BODMAS Rule

BODMAS is an abbreviation that helps remember the sequence of steps followed when solving mathematical expressions. The word BODMAS stands for:

• B = Brackets ( )
• O = Order (powers or roots)
• D = Division (÷)
• M = Multiplication (×)
• A = Addition (+)
• S = Subtraction (-)

This rule states that if a given expression has multiple operators, they must be performed from left to right by following the rule. It means that brackets should be solved first, then the powers of roots, division or multiplication, and finally addition or subtraction.

Division and multiplication are performed from left to right, depending on which appears first, as they have equal precedence.

Let us take an example to get a better understanding of the BODMAS rule. 

Solve \(25 ÷ 5 × 2 + 2^2 - (4 + 5)\)

\(25 ÷ 5 × 2 + 2^2 - 9\) (brackets: (4 + 5))
\(5 × 2 + 2^2- 9\) (division: 25 ÷ 5)
\(10 + 2^2 - 9 \)(multiplication: 5 × 2)
14 - 9 (addition: 10 + 4)
5 (Subtraction: 14 - 9)
 

BODMAS, PEMDAS, and BIDMAS are acronyms that help recall the correct order of mathematical operations in expressions that have multiple operators. 

 

These terms help solve complex problems accurately. Parentheses group expressions and must be solved first. Exponents, also called indices, are the same as powers, which indicate the number of times a number is repeatedly multiplied by itself. 

Mathematical operations are the basic arithmetic operations we perform on numbers. The four main operations in BODMAS are:
 

• Addition (+): Solve addition from left to right. 
   
• Subtraction (-): Solve subtraction from left to right. 
   
• Multiplication (×): Solve multiplication from left to right.
   
• Division (÷): Solve division from left to right. 
  
  
   

The pattern of the operations in BODMAS is:
 

1. First, solve the brackets. 
    
2. Solve the powers, square roots, and other exponents.
    
3. Then division and multiplication.
    
4. Followed by addition and subtraction. 

These rules are used for systematic calculation of all the mathematical operations. The rule reduces the chances of misinterpretation of various operators. For example, if the given expression is \( 6 + 4 × 2\). If we do not follow the BODMAS rule, it will result in an incorrect answer.  
\(6 + (4 × 2)\)


According to the BODMAS rule, multiplication comes before addition. Therefore, the multiplication problem must be resolved first:

First, solve the brackets: \(4 × 2 = 8\)
Then, solve the addition:\( 6 + 8 = 14 \)
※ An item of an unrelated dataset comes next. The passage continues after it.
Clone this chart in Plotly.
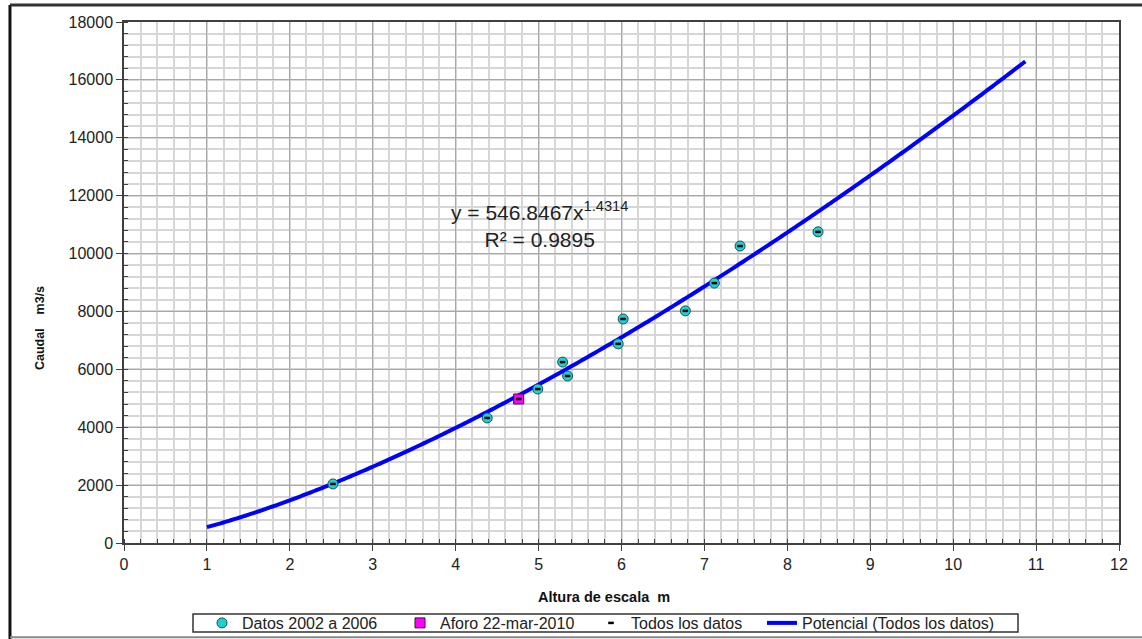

If we perform mathematical operations differently, the answers will be incorrect. The BODMAS rule maintains consistency and ensures everyone gets the correct answer. 
 

The simple tips and tricks that should be kept in mind while dealing with the BODMAS rule are:
 

• Solve the brackets first, then follow the exponents. Perform division or multiplication, then addition or subtraction from left to right. 
   
• Use parentheses to break down complicated expressions and ensure accuracy in the answers. For example, if the given expression is \((12 ÷ 2) × 5\).
  \((12 ÷ 2) × 5 = 6 × 5 = 30\).
   
• Practice the BODMAS rule and expressions with multiple operators daily to build a proper understanding of the concept. 
   
• Perform division or multiplication as well as addition or subtraction from left to right to avoid mistakes. 
   
• Double-check each step by estimating the result to ensure you haven’t skipped any operation or misapplied the order.

Learning the concept and properties of the BODMAS rule plays a vital role in our daily lives and makes complex mathematical calculations easier. The practical uses of the BODMAS rule are listed below:

Shopping and billing: Calculating total costs with discounts, taxes, and offers requires applying BODMAS to get the correct bill.
 

Cooking and recipes: Adjusting ingredient quantities in complex recipes with fractions and multipliers involves using BODMAS for accurate measurements.
 

Construction and engineering: Solving expressions in measurements, areas, and volumes requires BODMAS to ensure precise calculations.
 

Finance and budgeting: Calculating interest, loan payments, or splitting expenses often involves multiple operations, where BODMAS ensures accurate results.
 

Science experiments: Measurements, formulas, and data analysis in experiments often require BODMAS to correctly perform calculations and interpret results.